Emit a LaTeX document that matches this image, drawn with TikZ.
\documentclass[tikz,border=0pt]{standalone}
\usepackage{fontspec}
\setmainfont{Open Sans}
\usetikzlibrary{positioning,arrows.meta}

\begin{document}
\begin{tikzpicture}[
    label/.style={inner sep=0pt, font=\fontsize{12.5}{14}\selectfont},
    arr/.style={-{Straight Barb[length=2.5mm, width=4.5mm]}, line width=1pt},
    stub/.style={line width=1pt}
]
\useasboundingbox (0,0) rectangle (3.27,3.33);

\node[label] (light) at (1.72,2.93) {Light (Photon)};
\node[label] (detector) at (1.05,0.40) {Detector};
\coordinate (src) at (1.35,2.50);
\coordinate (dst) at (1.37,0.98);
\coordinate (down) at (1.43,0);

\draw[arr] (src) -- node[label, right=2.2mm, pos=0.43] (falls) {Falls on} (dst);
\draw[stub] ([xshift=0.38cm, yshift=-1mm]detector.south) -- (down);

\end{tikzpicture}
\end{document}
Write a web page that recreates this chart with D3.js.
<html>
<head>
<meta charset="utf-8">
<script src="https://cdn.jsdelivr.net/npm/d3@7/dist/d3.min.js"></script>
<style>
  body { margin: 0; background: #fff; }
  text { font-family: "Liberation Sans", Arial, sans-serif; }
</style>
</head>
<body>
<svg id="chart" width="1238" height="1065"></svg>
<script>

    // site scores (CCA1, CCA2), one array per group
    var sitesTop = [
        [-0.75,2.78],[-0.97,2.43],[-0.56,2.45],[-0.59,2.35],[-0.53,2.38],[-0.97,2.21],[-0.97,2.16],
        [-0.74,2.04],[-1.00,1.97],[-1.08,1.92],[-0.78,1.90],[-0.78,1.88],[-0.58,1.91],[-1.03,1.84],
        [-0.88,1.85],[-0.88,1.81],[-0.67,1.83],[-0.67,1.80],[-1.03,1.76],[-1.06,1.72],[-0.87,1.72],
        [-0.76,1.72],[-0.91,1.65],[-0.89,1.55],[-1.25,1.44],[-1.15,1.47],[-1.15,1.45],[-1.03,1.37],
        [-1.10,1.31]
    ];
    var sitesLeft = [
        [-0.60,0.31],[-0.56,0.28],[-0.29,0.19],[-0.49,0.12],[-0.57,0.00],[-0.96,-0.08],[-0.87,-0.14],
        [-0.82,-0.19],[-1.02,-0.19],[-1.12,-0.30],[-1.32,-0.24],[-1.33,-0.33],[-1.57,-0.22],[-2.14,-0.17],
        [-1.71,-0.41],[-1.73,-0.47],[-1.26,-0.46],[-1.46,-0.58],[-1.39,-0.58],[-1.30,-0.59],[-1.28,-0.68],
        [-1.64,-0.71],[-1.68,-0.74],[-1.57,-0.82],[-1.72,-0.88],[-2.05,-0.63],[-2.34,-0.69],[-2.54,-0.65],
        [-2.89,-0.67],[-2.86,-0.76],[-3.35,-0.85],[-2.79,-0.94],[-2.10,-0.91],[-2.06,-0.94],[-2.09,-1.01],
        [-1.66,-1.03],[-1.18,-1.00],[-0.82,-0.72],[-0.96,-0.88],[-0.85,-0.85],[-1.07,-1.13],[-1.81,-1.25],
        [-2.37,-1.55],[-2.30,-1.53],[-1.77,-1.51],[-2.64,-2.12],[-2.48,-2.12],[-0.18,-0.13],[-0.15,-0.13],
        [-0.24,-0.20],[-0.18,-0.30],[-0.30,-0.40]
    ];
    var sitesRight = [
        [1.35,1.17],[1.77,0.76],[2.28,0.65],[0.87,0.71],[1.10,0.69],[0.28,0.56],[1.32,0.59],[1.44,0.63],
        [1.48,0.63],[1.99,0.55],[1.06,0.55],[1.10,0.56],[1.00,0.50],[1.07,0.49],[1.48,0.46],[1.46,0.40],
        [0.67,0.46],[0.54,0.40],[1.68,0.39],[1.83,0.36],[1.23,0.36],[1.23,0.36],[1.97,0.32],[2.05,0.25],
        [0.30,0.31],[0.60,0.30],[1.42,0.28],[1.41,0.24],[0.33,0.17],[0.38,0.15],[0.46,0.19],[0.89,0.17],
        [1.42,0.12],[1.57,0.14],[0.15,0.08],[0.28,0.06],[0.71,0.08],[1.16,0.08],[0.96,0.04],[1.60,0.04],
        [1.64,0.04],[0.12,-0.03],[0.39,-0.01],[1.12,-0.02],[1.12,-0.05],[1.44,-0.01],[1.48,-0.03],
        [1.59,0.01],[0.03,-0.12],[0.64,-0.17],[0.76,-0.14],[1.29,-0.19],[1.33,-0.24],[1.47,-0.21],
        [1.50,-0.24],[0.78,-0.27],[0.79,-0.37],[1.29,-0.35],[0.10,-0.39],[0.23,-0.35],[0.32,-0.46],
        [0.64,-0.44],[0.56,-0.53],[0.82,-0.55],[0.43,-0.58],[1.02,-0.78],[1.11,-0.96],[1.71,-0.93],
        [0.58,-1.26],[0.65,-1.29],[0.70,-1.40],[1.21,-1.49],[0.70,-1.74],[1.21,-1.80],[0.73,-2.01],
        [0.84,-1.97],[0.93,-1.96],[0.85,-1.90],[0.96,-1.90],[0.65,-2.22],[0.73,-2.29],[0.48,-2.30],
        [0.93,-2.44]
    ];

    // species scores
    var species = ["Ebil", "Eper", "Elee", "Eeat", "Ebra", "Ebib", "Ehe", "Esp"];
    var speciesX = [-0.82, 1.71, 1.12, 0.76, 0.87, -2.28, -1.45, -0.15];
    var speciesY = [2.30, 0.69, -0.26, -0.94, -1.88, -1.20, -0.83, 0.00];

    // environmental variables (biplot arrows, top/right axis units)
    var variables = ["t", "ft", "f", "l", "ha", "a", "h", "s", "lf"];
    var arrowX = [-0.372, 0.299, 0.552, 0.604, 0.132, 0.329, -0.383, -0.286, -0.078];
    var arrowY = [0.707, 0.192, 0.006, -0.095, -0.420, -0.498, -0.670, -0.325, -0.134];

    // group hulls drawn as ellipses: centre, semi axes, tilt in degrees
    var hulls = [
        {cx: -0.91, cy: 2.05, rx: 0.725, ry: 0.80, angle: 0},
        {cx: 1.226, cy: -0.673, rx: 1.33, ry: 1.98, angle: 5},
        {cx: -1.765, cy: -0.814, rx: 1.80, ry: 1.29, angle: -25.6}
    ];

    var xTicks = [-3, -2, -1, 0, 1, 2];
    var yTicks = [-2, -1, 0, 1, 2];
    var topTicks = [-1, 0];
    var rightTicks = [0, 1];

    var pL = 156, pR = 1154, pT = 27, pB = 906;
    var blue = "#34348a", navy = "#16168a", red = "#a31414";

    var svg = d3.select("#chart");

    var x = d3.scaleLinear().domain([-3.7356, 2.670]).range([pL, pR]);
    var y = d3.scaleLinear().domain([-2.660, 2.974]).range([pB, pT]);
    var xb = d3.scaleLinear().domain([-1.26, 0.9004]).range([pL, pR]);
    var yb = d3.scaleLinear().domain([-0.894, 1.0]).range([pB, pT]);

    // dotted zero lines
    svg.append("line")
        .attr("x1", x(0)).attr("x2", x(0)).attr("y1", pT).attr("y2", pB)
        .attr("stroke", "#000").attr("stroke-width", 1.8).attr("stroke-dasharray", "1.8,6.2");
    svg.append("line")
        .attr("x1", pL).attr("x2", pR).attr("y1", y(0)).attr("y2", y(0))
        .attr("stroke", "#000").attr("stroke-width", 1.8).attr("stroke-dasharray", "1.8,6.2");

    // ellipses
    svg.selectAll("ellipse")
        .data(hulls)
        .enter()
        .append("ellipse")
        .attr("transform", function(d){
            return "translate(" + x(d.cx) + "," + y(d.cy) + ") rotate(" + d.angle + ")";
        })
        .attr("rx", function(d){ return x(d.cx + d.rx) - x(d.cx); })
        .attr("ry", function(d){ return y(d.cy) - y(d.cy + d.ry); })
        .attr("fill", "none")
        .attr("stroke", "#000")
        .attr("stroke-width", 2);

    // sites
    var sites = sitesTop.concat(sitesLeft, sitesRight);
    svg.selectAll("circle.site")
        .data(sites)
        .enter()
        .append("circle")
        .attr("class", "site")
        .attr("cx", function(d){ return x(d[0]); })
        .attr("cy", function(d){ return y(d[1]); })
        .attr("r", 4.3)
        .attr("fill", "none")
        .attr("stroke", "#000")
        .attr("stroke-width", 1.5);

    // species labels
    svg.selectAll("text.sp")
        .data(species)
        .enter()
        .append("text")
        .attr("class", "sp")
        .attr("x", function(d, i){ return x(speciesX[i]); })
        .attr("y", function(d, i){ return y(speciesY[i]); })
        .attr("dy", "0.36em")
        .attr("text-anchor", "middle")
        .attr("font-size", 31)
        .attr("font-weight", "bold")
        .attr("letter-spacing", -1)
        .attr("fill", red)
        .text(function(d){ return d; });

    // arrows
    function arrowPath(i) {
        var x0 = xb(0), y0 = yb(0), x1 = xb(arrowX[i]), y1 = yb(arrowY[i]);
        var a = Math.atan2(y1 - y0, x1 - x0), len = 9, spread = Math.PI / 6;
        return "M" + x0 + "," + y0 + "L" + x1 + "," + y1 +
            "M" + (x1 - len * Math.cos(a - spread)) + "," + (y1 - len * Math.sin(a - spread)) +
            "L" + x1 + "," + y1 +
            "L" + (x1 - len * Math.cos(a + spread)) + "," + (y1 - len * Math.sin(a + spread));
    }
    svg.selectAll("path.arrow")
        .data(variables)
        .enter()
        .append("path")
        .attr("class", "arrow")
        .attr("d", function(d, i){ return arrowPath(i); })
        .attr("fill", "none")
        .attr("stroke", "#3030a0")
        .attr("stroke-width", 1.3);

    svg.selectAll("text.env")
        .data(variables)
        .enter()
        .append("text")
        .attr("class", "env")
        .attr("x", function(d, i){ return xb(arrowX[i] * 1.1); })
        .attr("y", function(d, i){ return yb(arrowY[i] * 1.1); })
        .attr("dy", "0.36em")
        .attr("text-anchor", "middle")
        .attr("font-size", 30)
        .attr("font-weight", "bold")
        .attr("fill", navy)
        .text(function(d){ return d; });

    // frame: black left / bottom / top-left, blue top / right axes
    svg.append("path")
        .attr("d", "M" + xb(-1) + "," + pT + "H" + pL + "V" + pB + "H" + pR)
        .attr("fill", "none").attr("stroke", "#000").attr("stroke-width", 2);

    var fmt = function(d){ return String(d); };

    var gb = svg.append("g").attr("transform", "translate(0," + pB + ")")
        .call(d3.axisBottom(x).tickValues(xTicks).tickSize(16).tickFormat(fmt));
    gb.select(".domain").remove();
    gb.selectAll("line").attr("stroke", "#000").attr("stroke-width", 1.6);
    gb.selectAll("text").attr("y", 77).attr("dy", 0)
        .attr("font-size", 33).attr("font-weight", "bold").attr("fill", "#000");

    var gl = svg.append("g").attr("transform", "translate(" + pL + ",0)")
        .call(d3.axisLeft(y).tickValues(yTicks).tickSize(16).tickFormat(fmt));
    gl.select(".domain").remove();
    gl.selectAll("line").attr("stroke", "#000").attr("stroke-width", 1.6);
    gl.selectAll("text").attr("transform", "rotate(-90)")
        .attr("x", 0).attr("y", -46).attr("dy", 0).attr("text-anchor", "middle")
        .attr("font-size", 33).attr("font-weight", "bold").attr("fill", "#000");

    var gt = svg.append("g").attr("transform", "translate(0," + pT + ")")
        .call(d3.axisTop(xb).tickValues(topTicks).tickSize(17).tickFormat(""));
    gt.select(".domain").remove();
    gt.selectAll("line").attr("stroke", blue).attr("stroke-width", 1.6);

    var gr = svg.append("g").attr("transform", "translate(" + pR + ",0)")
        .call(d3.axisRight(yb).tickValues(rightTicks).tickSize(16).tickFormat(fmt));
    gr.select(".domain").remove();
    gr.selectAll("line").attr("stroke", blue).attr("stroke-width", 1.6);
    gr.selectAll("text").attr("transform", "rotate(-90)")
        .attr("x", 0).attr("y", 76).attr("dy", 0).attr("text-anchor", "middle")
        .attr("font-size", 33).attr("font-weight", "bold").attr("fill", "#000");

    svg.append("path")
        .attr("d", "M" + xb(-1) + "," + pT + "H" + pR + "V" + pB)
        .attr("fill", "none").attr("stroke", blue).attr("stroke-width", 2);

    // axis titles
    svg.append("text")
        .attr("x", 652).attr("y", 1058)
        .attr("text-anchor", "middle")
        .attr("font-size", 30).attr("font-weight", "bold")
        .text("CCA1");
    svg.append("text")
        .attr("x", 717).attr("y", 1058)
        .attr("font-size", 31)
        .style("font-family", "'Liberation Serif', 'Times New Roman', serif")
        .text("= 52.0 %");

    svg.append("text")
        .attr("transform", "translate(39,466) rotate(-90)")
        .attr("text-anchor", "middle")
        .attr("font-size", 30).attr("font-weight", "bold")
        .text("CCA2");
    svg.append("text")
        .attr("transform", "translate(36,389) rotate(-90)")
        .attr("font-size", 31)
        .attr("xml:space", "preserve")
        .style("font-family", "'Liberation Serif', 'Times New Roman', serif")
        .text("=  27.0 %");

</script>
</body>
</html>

★ ★ ★ ★

Stated task
Quote verbatim the opening lines of the listing above, ending with the line where "(0,0) rectangle (3.27,3.33);" appears; include both endpoints and nothing more.

Task output
Emit a LaTeX document that matches this image, drawn with TikZ.
\documentclass[tikz,border=0pt]{standalone}
\usepackage{fontspec}
\setmainfont{Open Sans}
\usetikzlibrary{positioning,arrows.meta}

\begin{document}
\begin{tikzpicture}[
    label/.style={inner sep=0pt, font=\fontsize{12.5}{14}\selectfont},
    arr/.style={-{Straight Barb[length=2.5mm, width=4.5mm]}, line width=1pt},
    stub/.style={line width=1pt}
]
\useasboundingbox (0,0) rectangle (3.27,3.33);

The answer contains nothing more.